**Exercise prompt:** Copy out each line exactly; pictures stay out of the copy.

**Given material:**
---

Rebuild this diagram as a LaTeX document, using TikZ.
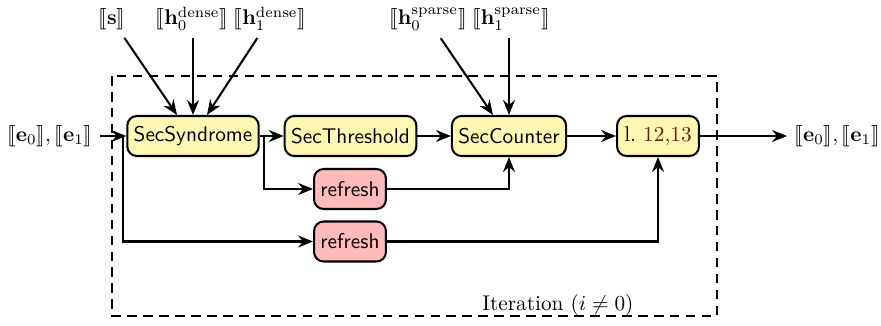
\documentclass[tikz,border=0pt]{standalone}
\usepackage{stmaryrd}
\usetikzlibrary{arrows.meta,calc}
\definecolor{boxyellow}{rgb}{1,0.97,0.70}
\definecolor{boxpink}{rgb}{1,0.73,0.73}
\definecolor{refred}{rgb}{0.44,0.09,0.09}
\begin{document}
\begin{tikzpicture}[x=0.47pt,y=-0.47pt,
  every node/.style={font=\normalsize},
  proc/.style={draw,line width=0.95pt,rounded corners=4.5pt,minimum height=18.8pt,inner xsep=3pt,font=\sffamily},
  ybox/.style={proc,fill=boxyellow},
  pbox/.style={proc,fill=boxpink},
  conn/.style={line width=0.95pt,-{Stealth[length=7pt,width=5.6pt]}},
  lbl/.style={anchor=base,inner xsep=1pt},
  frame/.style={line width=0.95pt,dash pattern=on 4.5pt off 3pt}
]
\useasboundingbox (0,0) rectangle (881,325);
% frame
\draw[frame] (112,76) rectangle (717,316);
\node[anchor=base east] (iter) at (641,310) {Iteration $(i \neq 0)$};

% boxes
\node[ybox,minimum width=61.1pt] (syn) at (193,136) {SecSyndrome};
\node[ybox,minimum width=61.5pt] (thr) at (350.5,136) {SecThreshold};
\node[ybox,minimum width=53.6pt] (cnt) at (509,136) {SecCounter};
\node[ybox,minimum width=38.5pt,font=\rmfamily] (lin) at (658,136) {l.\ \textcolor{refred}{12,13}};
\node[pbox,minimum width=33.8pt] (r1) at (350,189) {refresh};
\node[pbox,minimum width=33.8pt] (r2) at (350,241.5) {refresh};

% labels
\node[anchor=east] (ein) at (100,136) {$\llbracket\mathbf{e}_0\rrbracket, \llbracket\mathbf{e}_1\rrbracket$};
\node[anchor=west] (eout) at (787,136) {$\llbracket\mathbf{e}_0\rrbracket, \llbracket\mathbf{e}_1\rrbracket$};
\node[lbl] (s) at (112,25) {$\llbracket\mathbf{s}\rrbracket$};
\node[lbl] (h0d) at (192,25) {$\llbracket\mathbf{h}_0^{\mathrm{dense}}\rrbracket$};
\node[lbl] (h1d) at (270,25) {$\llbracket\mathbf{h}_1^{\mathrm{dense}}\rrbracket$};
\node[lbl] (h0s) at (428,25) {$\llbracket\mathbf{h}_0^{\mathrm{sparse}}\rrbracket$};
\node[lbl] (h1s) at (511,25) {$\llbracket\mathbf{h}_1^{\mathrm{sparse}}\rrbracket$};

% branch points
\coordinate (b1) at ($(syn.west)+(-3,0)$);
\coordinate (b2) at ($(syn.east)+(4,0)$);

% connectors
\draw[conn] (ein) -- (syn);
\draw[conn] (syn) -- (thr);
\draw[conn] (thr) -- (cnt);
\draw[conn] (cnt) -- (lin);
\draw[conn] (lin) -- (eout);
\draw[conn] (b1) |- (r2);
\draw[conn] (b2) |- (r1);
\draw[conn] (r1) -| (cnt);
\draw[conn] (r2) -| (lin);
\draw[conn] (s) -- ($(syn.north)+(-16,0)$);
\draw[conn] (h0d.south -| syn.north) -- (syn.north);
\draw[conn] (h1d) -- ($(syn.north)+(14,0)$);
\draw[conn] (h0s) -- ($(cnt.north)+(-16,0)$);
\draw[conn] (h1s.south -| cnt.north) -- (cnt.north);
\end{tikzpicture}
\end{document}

---

**Complete output:**
Rebuild this diagram as a LaTeX document, using TikZ.
\documentclass[tikz,border=0pt]{standalone}
\usepackage{stmaryrd}
\usetikzlibrary{arrows.meta,calc}
\definecolor{boxyellow}{rgb}{1,0.97,0.70}
\definecolor{boxpink}{rgb}{1,0.73,0.73}
\definecolor{refred}{rgb}{0.44,0.09,0.09}
\begin{document}
\begin{tikzpicture}[x=0.47pt,y=-0.47pt,
  every node/.style={font=\normalsize},
  proc/.style={draw,line width=0.95pt,rounded corners=4.5pt,minimum height=18.8pt,inner xsep=3pt,font=\sffamily},
  ybox/.style={proc,fill=boxyellow},
  pbox/.style={proc,fill=boxpink},
  conn/.style={line width=0.95pt,-{Stealth[length=7pt,width=5.6pt]}},
  lbl/.style={anchor=base,inner xsep=1pt},
  frame/.style={line width=0.95pt,dash pattern=on 4.5pt off 3pt}
]
\useasboundingbox (0,0) rectangle (881,325);
% frame
\draw[frame] (112,76) rectangle (717,316);
\node[anchor=base east] (iter) at (641,310) {Iteration $(i \neq 0)$};

% boxes
\node[ybox,minimum width=61.1pt] (syn) at (193,136) {SecSyndrome};
\node[ybox,minimum width=61.5pt] (thr) at (350.5,136) {SecThreshold};
\node[ybox,minimum width=53.6pt] (cnt) at (509,136) {SecCounter};
\node[ybox,minimum width=38.5pt,font=\rmfamily] (lin) at (658,136) {l.\ \textcolor{refred}{12,13}};
\node[pbox,minimum width=33.8pt] (r1) at (350,189) {refresh};
\node[pbox,minimum width=33.8pt] (r2) at (350,241.5) {refresh};

% labels
\node[anchor=east] (ein) at (100,136) {$\llbracket\mathbf{e}_0\rrbracket, \llbracket\mathbf{e}_1\rrbracket$};
\node[anchor=west] (eout) at (787,136) {$\llbracket\mathbf{e}_0\rrbracket, \llbracket\mathbf{e}_1\rrbracket$};
\node[lbl] (s) at (112,25) {$\llbracket\mathbf{s}\rrbracket$};
\node[lbl] (h0d) at (192,25) {$\llbracket\mathbf{h}_0^{\mathrm{dense}}\rrbracket$};
\node[lbl] (h1d) at (270,25) {$\llbracket\mathbf{h}_1^{\mathrm{dense}}\rrbracket$};
\node[lbl] (h0s) at (428,25) {$\llbracket\mathbf{h}_0^{\mathrm{sparse}}\rrbracket$};
\node[lbl] (h1s) at (511,25) {$\llbracket\mathbf{h}_1^{\mathrm{sparse}}\rrbracket$};

% branch points
\coordinate (b1) at ($(syn.west)+(-3,0)$);
\coordinate (b2) at ($(syn.east)+(4,0)$);

% connectors
\draw[conn] (ein) -- (syn);
\draw[conn] (syn) -- (thr);
\draw[conn] (thr) -- (cnt);
\draw[conn] (cnt) -- (lin);
\draw[conn] (lin) -- (eout);
\draw[conn] (b1) |- (r2);
\draw[conn] (b2) |- (r1);
\draw[conn] (r1) -| (cnt);
\draw[conn] (r2) -| (lin);
\draw[conn] (s) -- ($(syn.north)+(-16,0)$);
\draw[conn] (h0d.south -| syn.north) -- (syn.north);
\draw[conn] (h1d) -- ($(syn.north)+(14,0)$);
\draw[conn] (h0s) -- ($(cnt.north)+(-16,0)$);
\draw[conn] (h1s.south -| cnt.north) -- (cnt.north);
\end{tikzpicture}
\end{document}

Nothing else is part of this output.